Benjamin Graham is widely acknowledged as the father of value investing © The LIFE Images Collection via G

The writer is a researcher at Morgan Stanley Investment Management

Value investing, defined as buying or selling securities at prices different than their true value, is alive and well. You might not know that by reading headlines in the financial press or witnessing the poor returns of stocks with low multiples of price to earnings or book value per share. But here’s why you don’t need to fret about value investing.

Benjamin Graham was a professor and investor who is widely acknowledged as the father of value investing. The Intelligent Investor, arguably Graham’s best-known book, tells the story of Mr Market, a metaphorical way to explain why prices diverge from values. It also discusses the margin of safety, which impresses the importance of finding large gaps between price and value.
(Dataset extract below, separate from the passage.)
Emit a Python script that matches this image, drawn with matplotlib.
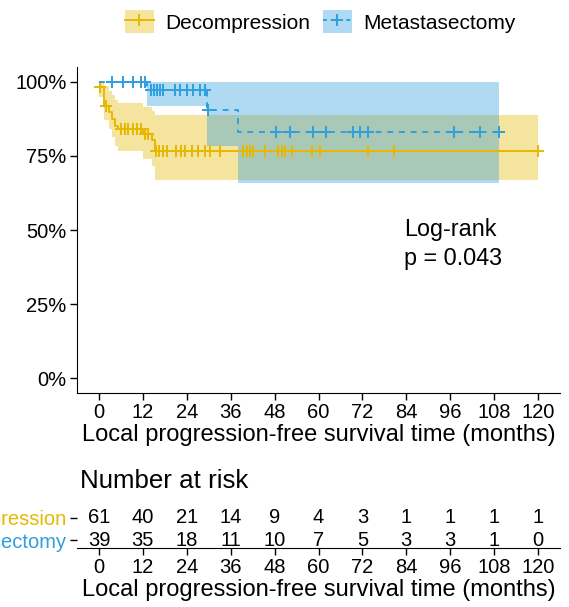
import numpy as np
import matplotlib.pyplot as plt
from matplotlib.lines import Line2D
from matplotlib.patches import Patch
from matplotlib.ticker import PercentFormatter

plt.rcParams['font.family'] = ['Liberation Sans', 'DejaVu Sans']

groups = ['Decompression', 'Metastasectomy']
colors = ['#E7B800', '#2E9FDF']

# Decompression: step times, survival after step, 95% CI
dec_t = [0, 1.5, 2.8, 3.5, 4.5, 5.3, 12.0, 14.5, 15.2]
dec_s = [0.984, 0.918, 0.897, 0.875, 0.852, 0.840, 0.823, 0.805, 0.767]
dec_lo = [0.95, 0.87, 0.84, 0.815, 0.785, 0.765, 0.74, 0.715, 0.669]
dec_hi = [1.0, 0.985, 0.97, 0.955, 0.94, 0.93, 0.915, 0.90, 0.888]
dec_end = 120.0
dec_cens = [0.3, 1.8, 6, 7, 8, 9.3, 10.5, 11.5, 12.5, 13.5,
            15.5, 16.5, 17.5, 18.5, 21, 22.5, 23.5, 25.5, 27, 29, 30.3, 33,
            39.4, 40.4, 41.3, 42.2, 45.4, 49, 49.9, 50.8, 52.7, 58.1, 60.4,
            73.6, 80.5, 120]

# Metastasectomy
met_t = [0, 13.0, 29.5, 38.0]
met_s = [1.0, 0.974, 0.905, 0.829]
met_lo = [1.0, 0.917, 0.785, 0.658]
met_hi = [1.0, 1.0, 1.0, 1.0]
met_end = 109.2
met_cens = [3.7, 6.5, 9.2, 11.5, 12.6,
            14.2, 15.0, 15.8, 16.7, 17.6, 20.8, 22.1, 24.0, 25.8, 27.6, 29.0,
            29.9,
            48.4, 52.2, 58.6, 62.1, 69.4, 71.4, 73.6, 96.9, 104.2, 109.2]

time_ticks = list(range(0, 121, 12))
risk_dec = [61, 40, 21, 14, 9, 4, 3, 1, 1, 1, 1]
risk_met = [39, 35, 18, 11, 10, 7, 5, 3, 3, 1, 0]

pval_text = 'Log-rank\np = 0.043'


def level_at(t, times, surv):
    idx = np.searchsorted(times, t, side='right') - 1
    return np.asarray(surv)[idx]


fig = plt.figure(figsize=(5.69, 6.07), dpi=100)
W, H = 569, 607
ax = fig.add_axes([77 / W, 1 - 393 / H, 483 / W, 326 / H])

curves = [
    (dec_t, dec_s, dec_lo, dec_hi, dec_end, dec_cens, '-'),
    (met_t, met_s, met_lo, met_hi, met_end, met_cens, (0, (3, 3))),
]
alpha = 0.38
for (t, s, lo, hi, end, cens, ls), col in zip(curves, colors):
    x = np.append(t, end)
    ax.fill_between(x, np.append(lo, lo[-1]), np.append(hi, hi[-1]),
                    step='post', color=col, alpha=alpha, lw=0)
for (t, s, lo, hi, end, cens, ls), col in zip(curves, colors):
    x = np.append(t, end)
    ax.step(x, np.append(s, s[-1]), where='post', color=col, lw=1.4, ls=ls)
    ax.plot(cens, level_at(cens, t, s), '+', color=col, ms=8.5, mew=1.4)

ax.set_xlim(-6, 126)
ax.set_ylim(-0.05, 1.05)
ax.set_xticks(time_ticks)
ax.set_yticks([0, 0.25, 0.5, 0.75, 1.0])
ax.yaxis.set_major_formatter(PercentFormatter(1.0, decimals=0))
ax.spines[['top', 'right']].set_visible(False)
ax.tick_params(labelsize=14.5, length=5, width=1, colors='black', pad=2.5)
ax.set_xlabel('Local progression-free survival time (months)', fontsize=17,
              labelpad=1)
ax.text(83.5, 0.54, pval_text, fontsize=16.8, va='top', ha='left',
        linespacing=1.3)

handles = [(Patch(facecolor=c, alpha=alpha, lw=0),
            Line2D([], [], color=c, ls=ls, lw=1.4, marker='+', ms=8.5, mew=1.4))
           for c, ls in zip(colors, ['-', (0, (2, 2))])]
fig.legend(handles, groups, loc='center', bbox_to_anchor=(0.563, 0.964),
           ncol=2, frameon=False, fontsize=15, handlelength=1.4,
           handleheight=1.3, handletextpad=0.55, columnspacing=0.6)

# risk table
fig.text(80 / W, 1 - 481 / H, 'Number at risk', fontsize=18.6,
         ha='left', va='center')
rt = fig.add_axes([77 / W, 1 - 548 / H, 483 / W, 38 / H])
rt.set_xlim(-6, 126)
rt.set_ylim(0.64, 2.36)
for yv, counts in zip([2, 1], [risk_dec, risk_met]):
    for tt, n in zip(time_ticks, counts):
        rt.text(tt, yv, str(n), fontsize=14.5, ha='center', va='center')
rt.set_xticks(time_ticks)
rt.set_yticks([2, 1])
rt.set_yticklabels(groups)
rt.spines[['top', 'right', 'left']].set_visible(False)
rt.tick_params(labelsize=14.5, length=5, width=1, colors='black', pad=2.5)
for lab, c in zip(rt.get_yticklabels(), colors):
    lab.set_color(c)
rt.set_xlabel('Local progression-free survival time (months)', fontsize=17,
              labelpad=1)

fig.savefig('out.png', dpi=100, facecolor='white')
Graham’s most famous student is Warren Buffett, the chairman of Berkshire Hathaway. He has said that Mr Market and the margin of safety have been bedrock principles of his investing philosophy over his lengthy career.

In recent decades, value investing has come to mean buying stocks with low valuation multiples and selling those with high multiples. However, simply buying stocks with low multiples should not be confused with value investing.

One reason comes from the capital asset pricing model, a theory in finance that underpins asset pricing. This is ironic because many avowed value investors heap scorn on the model. Developed in the 1960s, the CAPM’s core idea is that there is a positive linear relationship between risk and reward — the more risk that investors take, the more they expect to be rewarded, on average, by a market that is efficient. That much is common sense, but the trick is in its measurement.

Returns for the value factor turn sharply negative. Chart showing rolling 10-year value strategy returns (%)

Academics define risk, denoted by the Greek letter beta, as how much a stock moves relative to changes in the stock market. A stock with a beta of one will move in line with the market on average, while below one suggests smaller changes and above one bigger changes than the market. The reward is the expected total return of a stock.

The theory is beautiful in principle but doesn’t work in practice. Researchers who put it to the test found that the average returns for low-risk stocks were higher, and those for high-risk stocks lower, than they were supposed to be.

In 1992, Eugene Fama and Kenneth French, professors of finance, published a much-cited paper which showed that adding measures of size and value to beta righted the relationship between risk and reward. The size factor documented that the stocks of small capitalisation companies earned higher average returns than those with large capitalisations. The value factor, measured as a multiple of price-to-book value per share, revealed that stocks with low multiples did better than those with high ones.

Consistent with the CAPM, Profs Fama and French saw these as risk factors and argued their tests did not confirm that markets were inefficient. Value investing suddenly became synonymous with buying stocks with low multiples and avoiding or shorting those with high multiples.

Years later, many investors and market observers still unfortunately conflate value investing with the value factor. Value investing is buying something for less than it is worth. The value factor is an ersatz measure of gaps between price and value. Worse, the relevance of the value factor is fading.

Line chart of US nonresidential business investment as a % of  business sector gross value added showing The rise of intangible investments

Earnings and book value no longer mean what they used to. Tangible assets, such as factories, were the foundation of business value in Graham’s time. Yet intangible spending, such as research and development, has been on the rise for decades. Indeed, companies in developed countries started spending more on intangibles than they did on tangibles shortly after the Fama and French paper was published.

Investments are outlays today in the expectation of higher cash flows tomorrow. Intangible investments are treated as an expense on the income statement. Tangible investments are recorded as assets on the balance sheet. That means a company that invests in intangible assets will have lower earnings and book value than one that invests an equivalent amount in tangible assets, even if their cash flows are identical. Earnings and book value are losing their ability to represent economic value.

Fundamental value investors should focus on gaps between price and value for individual securities. The present value of future cash flows, not misleading multiples, are the source of value. As Charlie Munger, Warren Buffett’s partner at Berkshire Hathaway, has said: “All good investing is value investing.” The value factor may be floundering, but value investing remains as relevant and useful as ever.